### [Data]
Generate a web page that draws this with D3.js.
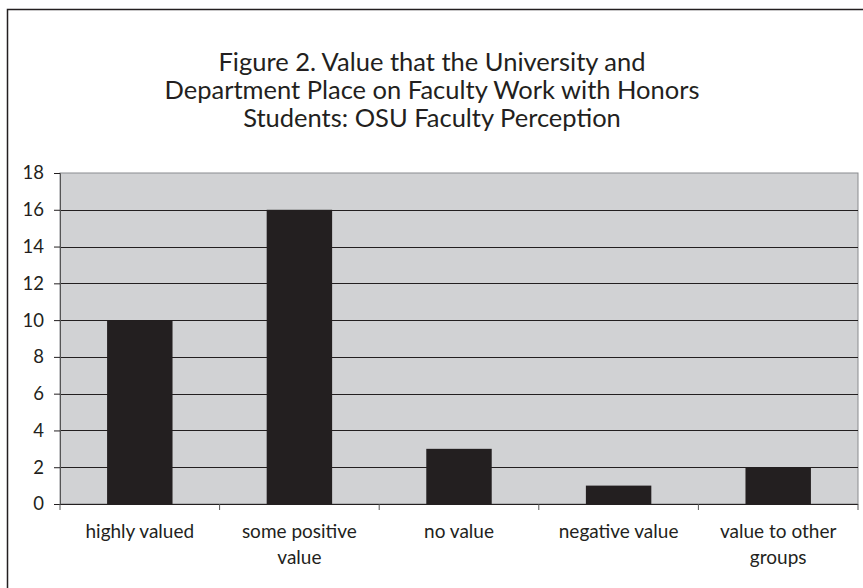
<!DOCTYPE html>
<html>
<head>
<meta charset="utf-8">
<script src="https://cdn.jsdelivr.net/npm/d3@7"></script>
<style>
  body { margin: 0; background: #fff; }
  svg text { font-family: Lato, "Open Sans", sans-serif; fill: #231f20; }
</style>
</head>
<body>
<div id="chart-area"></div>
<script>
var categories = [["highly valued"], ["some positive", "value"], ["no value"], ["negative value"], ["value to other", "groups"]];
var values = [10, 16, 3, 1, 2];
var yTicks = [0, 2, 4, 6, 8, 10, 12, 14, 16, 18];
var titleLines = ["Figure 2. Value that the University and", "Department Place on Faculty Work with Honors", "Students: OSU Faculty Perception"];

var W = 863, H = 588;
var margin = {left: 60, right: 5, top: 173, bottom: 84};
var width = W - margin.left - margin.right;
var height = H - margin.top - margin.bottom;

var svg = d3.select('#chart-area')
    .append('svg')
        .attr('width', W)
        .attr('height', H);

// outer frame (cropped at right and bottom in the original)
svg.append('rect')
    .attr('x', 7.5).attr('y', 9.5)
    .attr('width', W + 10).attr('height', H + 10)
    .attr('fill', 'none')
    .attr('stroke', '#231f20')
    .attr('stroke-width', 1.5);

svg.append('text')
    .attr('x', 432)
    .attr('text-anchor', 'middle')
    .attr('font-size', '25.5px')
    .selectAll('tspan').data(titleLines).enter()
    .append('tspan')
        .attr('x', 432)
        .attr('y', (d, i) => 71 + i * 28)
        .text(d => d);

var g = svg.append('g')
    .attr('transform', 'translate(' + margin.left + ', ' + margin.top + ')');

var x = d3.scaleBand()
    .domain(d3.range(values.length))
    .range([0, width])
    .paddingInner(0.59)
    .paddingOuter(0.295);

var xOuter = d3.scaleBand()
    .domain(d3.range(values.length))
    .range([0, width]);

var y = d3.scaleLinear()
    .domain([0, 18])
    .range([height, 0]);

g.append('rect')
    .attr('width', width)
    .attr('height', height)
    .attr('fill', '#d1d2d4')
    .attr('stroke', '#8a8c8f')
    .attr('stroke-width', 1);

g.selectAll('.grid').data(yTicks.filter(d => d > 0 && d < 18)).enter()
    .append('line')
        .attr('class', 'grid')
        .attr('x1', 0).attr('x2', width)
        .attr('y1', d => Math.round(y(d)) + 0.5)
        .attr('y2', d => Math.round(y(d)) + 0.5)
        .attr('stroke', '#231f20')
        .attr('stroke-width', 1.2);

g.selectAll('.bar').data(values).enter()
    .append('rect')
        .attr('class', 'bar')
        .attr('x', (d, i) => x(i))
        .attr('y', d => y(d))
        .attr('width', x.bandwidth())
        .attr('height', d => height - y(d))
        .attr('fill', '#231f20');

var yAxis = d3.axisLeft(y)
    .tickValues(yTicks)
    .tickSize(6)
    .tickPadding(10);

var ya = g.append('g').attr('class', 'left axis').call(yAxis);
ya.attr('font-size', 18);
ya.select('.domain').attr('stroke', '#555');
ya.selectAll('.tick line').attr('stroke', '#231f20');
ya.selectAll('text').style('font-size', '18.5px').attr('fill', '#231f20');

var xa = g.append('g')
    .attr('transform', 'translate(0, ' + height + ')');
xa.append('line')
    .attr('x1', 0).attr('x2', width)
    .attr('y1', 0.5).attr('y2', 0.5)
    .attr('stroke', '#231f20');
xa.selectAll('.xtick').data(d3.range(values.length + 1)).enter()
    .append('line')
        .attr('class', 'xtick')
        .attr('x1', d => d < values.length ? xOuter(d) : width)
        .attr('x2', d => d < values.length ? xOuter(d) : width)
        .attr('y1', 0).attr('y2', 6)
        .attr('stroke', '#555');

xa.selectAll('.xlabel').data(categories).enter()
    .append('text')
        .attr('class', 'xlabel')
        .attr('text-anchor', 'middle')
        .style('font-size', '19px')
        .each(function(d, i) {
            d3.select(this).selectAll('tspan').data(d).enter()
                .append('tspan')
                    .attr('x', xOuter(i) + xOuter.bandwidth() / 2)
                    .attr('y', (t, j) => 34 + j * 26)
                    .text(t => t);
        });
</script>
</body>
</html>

### [What you have to do]
Show each line holding the word "with".

### [Output for this exercise]
Generate a web page that draws this with D3.js.
var titleLines = ["Figure 2. Value that the University and", "Department Place on Faculty Work with Honors", "Students: OSU Faculty Perception"];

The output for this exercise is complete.